— BEGIN AVAILABLE DATA —
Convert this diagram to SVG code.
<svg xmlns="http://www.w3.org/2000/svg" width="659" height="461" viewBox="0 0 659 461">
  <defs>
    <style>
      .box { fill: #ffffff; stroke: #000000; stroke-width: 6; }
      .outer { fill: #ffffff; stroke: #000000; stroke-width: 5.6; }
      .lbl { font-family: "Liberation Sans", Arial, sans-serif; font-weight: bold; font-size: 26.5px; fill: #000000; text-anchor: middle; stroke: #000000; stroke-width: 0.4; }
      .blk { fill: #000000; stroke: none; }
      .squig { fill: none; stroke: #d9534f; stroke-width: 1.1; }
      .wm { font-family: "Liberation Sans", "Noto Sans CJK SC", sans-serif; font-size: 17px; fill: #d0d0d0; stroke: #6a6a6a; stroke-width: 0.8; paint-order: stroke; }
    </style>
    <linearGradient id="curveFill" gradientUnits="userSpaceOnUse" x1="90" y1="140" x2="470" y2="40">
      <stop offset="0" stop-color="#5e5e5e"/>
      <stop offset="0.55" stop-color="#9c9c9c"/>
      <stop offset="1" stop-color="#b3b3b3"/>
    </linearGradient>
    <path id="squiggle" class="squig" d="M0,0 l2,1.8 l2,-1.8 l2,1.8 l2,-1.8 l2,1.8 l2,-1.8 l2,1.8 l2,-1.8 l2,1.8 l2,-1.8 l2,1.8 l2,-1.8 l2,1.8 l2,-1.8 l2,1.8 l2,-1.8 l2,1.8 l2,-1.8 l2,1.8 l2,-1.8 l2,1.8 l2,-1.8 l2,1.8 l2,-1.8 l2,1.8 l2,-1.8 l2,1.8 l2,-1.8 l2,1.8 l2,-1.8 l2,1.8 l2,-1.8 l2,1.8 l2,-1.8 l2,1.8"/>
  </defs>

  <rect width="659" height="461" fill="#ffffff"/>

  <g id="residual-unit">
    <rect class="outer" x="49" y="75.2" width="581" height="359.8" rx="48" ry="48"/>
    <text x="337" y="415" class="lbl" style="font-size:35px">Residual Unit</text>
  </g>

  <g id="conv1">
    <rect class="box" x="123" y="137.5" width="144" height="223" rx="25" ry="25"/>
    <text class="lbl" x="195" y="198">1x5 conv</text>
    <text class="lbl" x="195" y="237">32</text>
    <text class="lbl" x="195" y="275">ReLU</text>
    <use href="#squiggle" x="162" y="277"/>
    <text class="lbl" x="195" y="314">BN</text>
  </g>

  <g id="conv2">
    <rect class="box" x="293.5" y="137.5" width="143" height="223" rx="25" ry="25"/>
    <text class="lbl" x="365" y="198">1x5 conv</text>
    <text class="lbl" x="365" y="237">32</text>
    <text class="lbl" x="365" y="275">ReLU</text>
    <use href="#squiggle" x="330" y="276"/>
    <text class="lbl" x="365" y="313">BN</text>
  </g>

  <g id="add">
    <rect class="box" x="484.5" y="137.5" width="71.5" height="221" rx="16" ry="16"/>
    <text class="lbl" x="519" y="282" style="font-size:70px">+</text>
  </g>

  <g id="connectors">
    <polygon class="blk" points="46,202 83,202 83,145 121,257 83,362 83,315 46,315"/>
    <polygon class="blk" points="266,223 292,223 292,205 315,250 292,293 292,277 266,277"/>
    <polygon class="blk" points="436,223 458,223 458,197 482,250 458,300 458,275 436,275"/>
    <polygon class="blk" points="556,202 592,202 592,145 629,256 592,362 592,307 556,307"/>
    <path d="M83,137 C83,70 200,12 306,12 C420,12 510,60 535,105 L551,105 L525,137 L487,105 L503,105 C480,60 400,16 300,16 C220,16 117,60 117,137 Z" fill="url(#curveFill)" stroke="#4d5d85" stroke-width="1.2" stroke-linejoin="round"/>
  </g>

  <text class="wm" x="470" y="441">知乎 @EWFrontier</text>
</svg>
— END AVAILABLE DATA —
[AIM]: Extract all of the data shown above without alteration.

[COMPLETED EXERCISE]:
Convert this diagram to SVG code.
<svg xmlns="http://www.w3.org/2000/svg" width="659" height="461" viewBox="0 0 659 461">
  <defs>
    <style>
      .box { fill: #ffffff; stroke: #000000; stroke-width: 6; }
      .outer { fill: #ffffff; stroke: #000000; stroke-width: 5.6; }
      .lbl { font-family: "Liberation Sans", Arial, sans-serif; font-weight: bold; font-size: 26.5px; fill: #000000; text-anchor: middle; stroke: #000000; stroke-width: 0.4; }
      .blk { fill: #000000; stroke: none; }
      .squig { fill: none; stroke: #d9534f; stroke-width: 1.1; }
      .wm { font-family: "Liberation Sans", "Noto Sans CJK SC", sans-serif; font-size: 17px; fill: #d0d0d0; stroke: #6a6a6a; stroke-width: 0.8; paint-order: stroke; }
    </style>
    <linearGradient id="curveFill" gradientUnits="userSpaceOnUse" x1="90" y1="140" x2="470" y2="40">
      <stop offset="0" stop-color="#5e5e5e"/>
      <stop offset="0.55" stop-color="#9c9c9c"/>
      <stop offset="1" stop-color="#b3b3b3"/>
    </linearGradient>
    <path id="squiggle" class="squig" d="M0,0 l2,1.8 l2,-1.8 l2,1.8 l2,-1.8 l2,1.8 l2,-1.8 l2,1.8 l2,-1.8 l2,1.8 l2,-1.8 l2,1.8 l2,-1.8 l2,1.8 l2,-1.8 l2,1.8 l2,-1.8 l2,1.8 l2,-1.8 l2,1.8 l2,-1.8 l2,1.8 l2,-1.8 l2,1.8 l2,-1.8 l2,1.8 l2,-1.8 l2,1.8 l2,-1.8 l2,1.8 l2,-1.8 l2,1.8 l2,-1.8 l2,1.8 l2,-1.8 l2,1.8"/>
  </defs>

  <rect width="659" height="461" fill="#ffffff"/>

  <g id="residual-unit">
    <rect class="outer" x="49" y="75.2" width="581" height="359.8" rx="48" ry="48"/>
    <text x="337" y="415" class="lbl" style="font-size:35px">Residual Unit</text>
  </g>

  <g id="conv1">
    <rect class="box" x="123" y="137.5" width="144" height="223" rx="25" ry="25"/>
    <text class="lbl" x="195" y="198">1x5 conv</text>
    <text class="lbl" x="195" y="237">32</text>
    <text class="lbl" x="195" y="275">ReLU</text>
    <use href="#squiggle" x="162" y="277"/>
    <text class="lbl" x="195" y="314">BN</text>
  </g>

  <g id="conv2">
    <rect class="box" x="293.5" y="137.5" width="143" height="223" rx="25" ry="25"/>
    <text class="lbl" x="365" y="198">1x5 conv</text>
    <text class="lbl" x="365" y="237">32</text>
    <text class="lbl" x="365" y="275">ReLU</text>
    <use href="#squiggle" x="330" y="276"/>
    <text class="lbl" x="365" y="313">BN</text>
  </g>

  <g id="add">
    <rect class="box" x="484.5" y="137.5" width="71.5" height="221" rx="16" ry="16"/>
    <text class="lbl" x="519" y="282" style="font-size:70px">+</text>
  </g>

  <g id="connectors">
    <polygon class="blk" points="46,202 83,202 83,145 121,257 83,362 83,315 46,315"/>
    <polygon class="blk" points="266,223 292,223 292,205 315,250 292,293 292,277 266,277"/>
    <polygon class="blk" points="436,223 458,223 458,197 482,250 458,300 458,275 436,275"/>
    <polygon class="blk" points="556,202 592,202 592,145 629,256 592,362 592,307 556,307"/>
    <path d="M83,137 C83,70 200,12 306,12 C420,12 510,60 535,105 L551,105 L525,137 L487,105 L503,105 C480,60 400,16 300,16 C220,16 117,60 117,137 Z" fill="url(#curveFill)" stroke="#4d5d85" stroke-width="1.2" stroke-linejoin="round"/>
  </g>

  <text class="wm" x="470" y="441">知乎 @EWFrontier</text>
</svg>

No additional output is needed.